Prime Minister Kyriakos Mitsotakis is understood to have given his nod to the Hellenic Hydrocarbon Resources Management (EDEY) for the carefully targeted restart of its program for the regions to the west and the southwest of Crete and for the Ionian Sea, which present the greatest interest and have already been conceded to oil companies: The consortium of Total-ExxonMobil-Hellenic Petroleum for Crete, and Hellenic Petroleum for the Ionian Sea.
At first the objective will be the surveying of the three blocks so as to establish what lies under the seabed, and then – provided the reserves identified are seen as able to improve the national economy – proceed with their utilization. That practically requires seismic surveys and drilling – i.e. a program of some two-and-a-half years if the Greek reality actually matches the objective times of all these procedures.
In terms of investment, it will take some $3 million per region for the surveying and about $80-120 million for each inspection drilling that in the more difficult technical cases could reach up to $150 million. According to estimates, a proper scanning of the three blocks would require five to six investigative drillings.

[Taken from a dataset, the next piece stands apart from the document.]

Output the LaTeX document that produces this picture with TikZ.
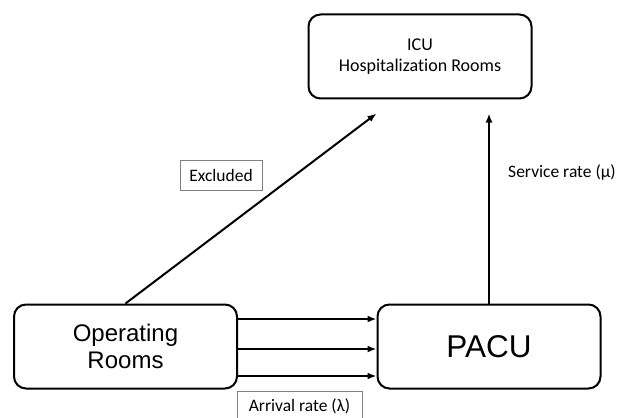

For all this planning to proceed, the government will give contractors a strong signal of resolve that they were not given before as a result of the general negative context the previous slide of oil and natural gas rates had created in 2019 and 2020, with the strategy for the divestment by oil companies.
The question now is how the contractors will respond, while the government appears determined to replace them if they do not act swiftly, and is already in talks with four large multinationals that have shown an interest.